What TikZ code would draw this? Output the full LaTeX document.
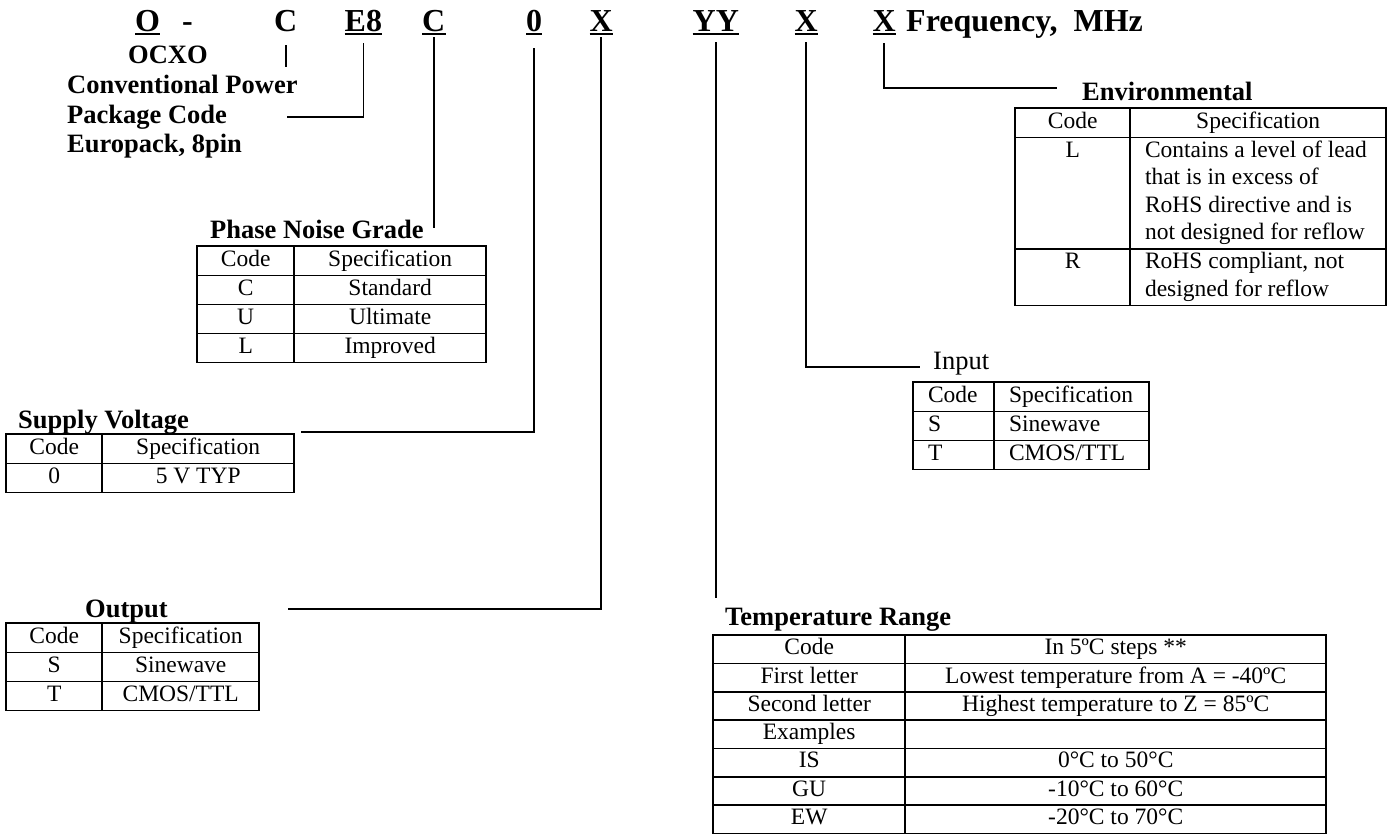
\documentclass[tikz,border=0pt]{standalone}
\usepackage{fontspec}
\setmainfont{Liberation Serif}
\usepackage{array}
\usetikzlibrary{positioning}
\newlength{\mypad}
\setlength{\mypad}{14pt}
\setlength{\tabcolsep}{0pt}
\setlength{\arrayrulewidth}{1.6pt}
\newcolumntype{C}[1]{>{\centering\arraybackslash}p{#1}}
\newcolumntype{L}[1]{>{\raggedright\arraybackslash\leftskip=\mypad}p{#1}}
\newcommand{\mycode}{\fontsize{32}{38}\selectfont\bfseries}
\newcommand{\myttl}{\fontsize{26.5}{30}\selectfont\bfseries}
\newcommand{\myin}{\fontsize{26.5}{30}\selectfont}
\newcommand{\mycell}{\fontsize{23.5}{27.5}\selectfont}
\newcommand{\mytcell}{\fontsize{23.5}{26.7}\selectfont}
\tikzset{
  codech/.style={font=\mycode, inner sep=0pt, anchor=base west},
  lbl/.style={font=\myttl, inner sep=0pt, anchor=base west},
  tbl/.style={font=\mycell, inner sep=0pt, anchor=north west},
  lead/.style={line width=1.7pt},
  uline/.style={line width=2.6pt}
}

\begin{document}
\begin{tikzpicture}[x=1pt, y=-1pt]
\fill[white] (0,0) rectangle (1388,836);
\useasboundingbox (0,0) rectangle (1388,836);

\node[codech] (cO) at (135,31.5) {O};
\node[codech] (cDash) at (182,31.5) {-};
\node[codech] (cC) at (274,31.5) {C};
\node[codech] (cE8) at (344.5,31.5) {E8};
\node[codech] (cC2) at (422,31.5) {C};
\node[codech] (c0) at (526,31.5) {0};
\node[codech] (cX1) at (589.5,31.5) {X};
\node[codech] (cYY) at (692.5,31.5) {YY};
\node[codech] (cX2) at (794.5,31.5) {X};
\node[codech] (cX3) at (872.5,31.5) {X};
\node[codech] (freq) at (906,31.5) {Frequency,\ \ MHz};
\foreach \n in {cO,cE8,cC2,c0,cX1,cYY,cX2,cX3}
  \draw[uline] ([yshift=-2.5pt]\n.base west) -- ([yshift=-2.5pt]\n.base east);

\node[lbl] (ocxo) at (128,63) {OCXO};
\node[lbl] (conv) at (67,93) {Conventional Power};
\node[lbl] (pkg) at (67,123) {Package Code};
\node[lbl] (euro) at (67,152) {Europack, 8pin};

\node[lbl] (phTtl) at (210,238) {Phase Noise Grade};
\node[tbl] (phTab) at (196.2,245.2) {
    \begin{tabular}{|C{95.4pt}|C{190.4pt}|}
        \hline
        Code & Specification \\ \hline
        C & Standard \\ \hline
        U & Ultimate \\ \hline
        L & Improved \\ \hline
    \end{tabular}};

\node[lbl] (supTtl) at (18,428) {Supply Voltage};
\node[tbl] (supTab) at (5.2,433.2) {
    \begin{tabular}{|C{94.4pt}|C{190.4pt}|}
        \hline
        Code & Specification \\ \hline
        0 & 5 V TYP \\ \hline
    \end{tabular}};

\node[lbl] (outTtl) at (85,617) {Output};
\node[tbl] (outTab) at (5.2,622.2) {
    \begin{tabular}{|C{94.4pt}|C{155.4pt}|}
        \hline
        Code & Specification \\ \hline
        S & Sinewave \\ \hline
        T & CMOS/TTL \\ \hline
    \end{tabular}};

\node[lbl, font=\myin] (inTtl) at (933,369) {Input};
\node[tbl] (inTab) at (912.2,381.2) {
    \begin{tabular}{|L{79.4pt}|L{153.4pt}|}
        \hline
        Code & Specification \\ \hline
        S & Sinewave \\ \hline
        T & CMOS/TTL \\ \hline
    \end{tabular}};

\node[lbl] (envTtl) at (1082,100) {Environmental};
\node[tbl] (envTab) at (1014.2,107.2) {
    \begin{tabular}{|C{113.4pt}|L{254.4pt}|}
        \hline
        Code & \multicolumn{1}{C{254.4pt}|}{Specification} \\ \hline
        L & Contains a level of lead\newline that is in excess of\newline RoHS directive and is\newline not designed for reflow \\ \hline
        R & RoHS compliant, not\newline designed for reflow \\[6pt] \hline
    \end{tabular}};

\node[lbl] (tmpTtl) at (725,625) {Temperature Range};
\node[tbl, font=\mytcell] (tmpTab) at (712.2,634.2) {
    \begin{tabular}{|C{190.4pt}|C{419.4pt}|}
        \hline
        Code & In 5ºC steps ** \\ \hline
        First letter & Lowest temperature from A = -40ºC \\ \hline
        Second letter & Highest temperature to Z = 85ºC \\ \hline
        Examples & \\ \hline
        IS & 0°C to 50°C \\ \hline
        GU & -10°C to 60°C \\ \hline
        EW & -20°C to 70°C \\ \hline
    \end{tabular}};

\draw[lead] ([yshift=-13.5pt]cC.base) -- ++(0,22);
\draw[lead] ([yshift=-11.5pt]cE8.base) |- ([xshift=60pt]pkg.east);
\draw[lead] ([yshift=-5.5pt]cC2.base) -- ++(0,191);
\draw[lead] ([yshift=-16.5pt]c0.base) |- ([xshift=6pt,yshift=1pt]supTab.north east);
\draw[lead] ([yshift=-5.5pt]cX1.base) |- ([xshift=28pt,yshift=13pt]outTab.north east);
\draw[lead] ([yshift=-10.5pt]cYY.base) -- ++(0,556);
\draw[lead] ([yshift=-10.5pt]cX2.base) |- ([xshift=-13pt,yshift=2pt]inTtl.base west);
\draw[lead] ([yshift=-11.5pt]cX3.base) |- ([xshift=-25pt,yshift=12pt]envTtl.base west);
\end{tikzpicture}
\end{document}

━━━━━━━━

--- PROBLEM TO WORK ON ---
Without the pictures, copy the material exactly as given.

--- COMPLETE OUTPUT ---
What TikZ code would draw this? Output the full LaTeX document.
\documentclass[tikz,border=0pt]{standalone}
\usepackage{fontspec}
\setmainfont{Liberation Serif}
\usepackage{array}
\usetikzlibrary{positioning}
\newlength{\mypad}
\setlength{\mypad}{14pt}
\setlength{\tabcolsep}{0pt}
\setlength{\arrayrulewidth}{1.6pt}
\newcolumntype{C}[1]{>{\centering\arraybackslash}p{#1}}
\newcolumntype{L}[1]{>{\raggedright\arraybackslash\leftskip=\mypad}p{#1}}
\newcommand{\mycode}{\fontsize{32}{38}\selectfont\bfseries}
\newcommand{\myttl}{\fontsize{26.5}{30}\selectfont\bfseries}
\newcommand{\myin}{\fontsize{26.5}{30}\selectfont}
\newcommand{\mycell}{\fontsize{23.5}{27.5}\selectfont}
\newcommand{\mytcell}{\fontsize{23.5}{26.7}\selectfont}
\tikzset{
  codech/.style={font=\mycode, inner sep=0pt, anchor=base west},
  lbl/.style={font=\myttl, inner sep=0pt, anchor=base west},
  tbl/.style={font=\mycell, inner sep=0pt, anchor=north west},
  lead/.style={line width=1.7pt},
  uline/.style={line width=2.6pt}
}

\begin{document}
\begin{tikzpicture}[x=1pt, y=-1pt]
\fill[white] (0,0) rectangle (1388,836);
\useasboundingbox (0,0) rectangle (1388,836);

\node[codech] (cO) at (135,31.5) {O};
\node[codech] (cDash) at (182,31.5) {-};
\node[codech] (cC) at (274,31.5) {C};
\node[codech] (cE8) at (344.5,31.5) {E8};
\node[codech] (cC2) at (422,31.5) {C};
\node[codech] (c0) at (526,31.5) {0};
\node[codech] (cX1) at (589.5,31.5) {X};
\node[codech] (cYY) at (692.5,31.5) {YY};
\node[codech] (cX2) at (794.5,31.5) {X};
\node[codech] (cX3) at (872.5,31.5) {X};
\node[codech] (freq) at (906,31.5) {Frequency,\ \ MHz};
\foreach \n in {cO,cE8,cC2,c0,cX1,cYY,cX2,cX3}
  \draw[uline] ([yshift=-2.5pt]\n.base west) -- ([yshift=-2.5pt]\n.base east);

\node[lbl] (ocxo) at (128,63) {OCXO};
\node[lbl] (conv) at (67,93) {Conventional Power};
\node[lbl] (pkg) at (67,123) {Package Code};
\node[lbl] (euro) at (67,152) {Europack, 8pin};

\node[lbl] (phTtl) at (210,238) {Phase Noise Grade};
\node[tbl] (phTab) at (196.2,245.2) {
    \begin{tabular}{|C{95.4pt}|C{190.4pt}|}
        \hline
        Code & Specification \\ \hline
        C & Standard \\ \hline
        U & Ultimate \\ \hline
        L & Improved \\ \hline
    \end{tabular}};

\node[lbl] (supTtl) at (18,428) {Supply Voltage};
\node[tbl] (supTab) at (5.2,433.2) {
    \begin{tabular}{|C{94.4pt}|C{190.4pt}|}
        \hline
        Code & Specification \\ \hline
        0 & 5 V TYP \\ \hline
    \end{tabular}};

\node[lbl] (outTtl) at (85,617) {Output};
\node[tbl] (outTab) at (5.2,622.2) {
    \begin{tabular}{|C{94.4pt}|C{155.4pt}|}
        \hline
        Code & Specification \\ \hline
        S & Sinewave \\ \hline
        T & CMOS/TTL \\ \hline
    \end{tabular}};

\node[lbl, font=\myin] (inTtl) at (933,369) {Input};
\node[tbl] (inTab) at (912.2,381.2) {
    \begin{tabular}{|L{79.4pt}|L{153.4pt}|}
        \hline
        Code & Specification \\ \hline
        S & Sinewave \\ \hline
        T & CMOS/TTL \\ \hline
    \end{tabular}};

\node[lbl] (envTtl) at (1082,100) {Environmental};
\node[tbl] (envTab) at (1014.2,107.2) {
    \begin{tabular}{|C{113.4pt}|L{254.4pt}|}
        \hline
        Code & \multicolumn{1}{C{254.4pt}|}{Specification} \\ \hline
        L & Contains a level of lead\newline that is in excess of\newline RoHS directive and is\newline not designed for reflow \\ \hline
        R & RoHS compliant, not\newline designed for reflow \\[6pt] \hline
    \end{tabular}};

\node[lbl] (tmpTtl) at (725,625) {Temperature Range};
\node[tbl, font=\mytcell] (tmpTab) at (712.2,634.2) {
    \begin{tabular}{|C{190.4pt}|C{419.4pt}|}
        \hline
        Code & In 5ºC steps ** \\ \hline
        First letter & Lowest temperature from A = -40ºC \\ \hline
        Second letter & Highest temperature to Z = 85ºC \\ \hline
        Examples & \\ \hline
        IS & 0°C to 50°C \\ \hline
        GU & -10°C to 60°C \\ \hline
        EW & -20°C to 70°C \\ \hline
    \end{tabular}};

\draw[lead] ([yshift=-13.5pt]cC.base) -- ++(0,22);
\draw[lead] ([yshift=-11.5pt]cE8.base) |- ([xshift=60pt]pkg.east);
\draw[lead] ([yshift=-5.5pt]cC2.base) -- ++(0,191);
\draw[lead] ([yshift=-16.5pt]c0.base) |- ([xshift=6pt,yshift=1pt]supTab.north east);
\draw[lead] ([yshift=-5.5pt]cX1.base) |- ([xshift=28pt,yshift=13pt]outTab.north east);
\draw[lead] ([yshift=-10.5pt]cYY.base) -- ++(0,556);
\draw[lead] ([yshift=-10.5pt]cX2.base) |- ([xshift=-13pt,yshift=2pt]inTtl.base west);
\draw[lead] ([yshift=-11.5pt]cX3.base) |- ([xshift=-25pt,yshift=12pt]envTtl.base west);
\end{tikzpicture}
\end{document}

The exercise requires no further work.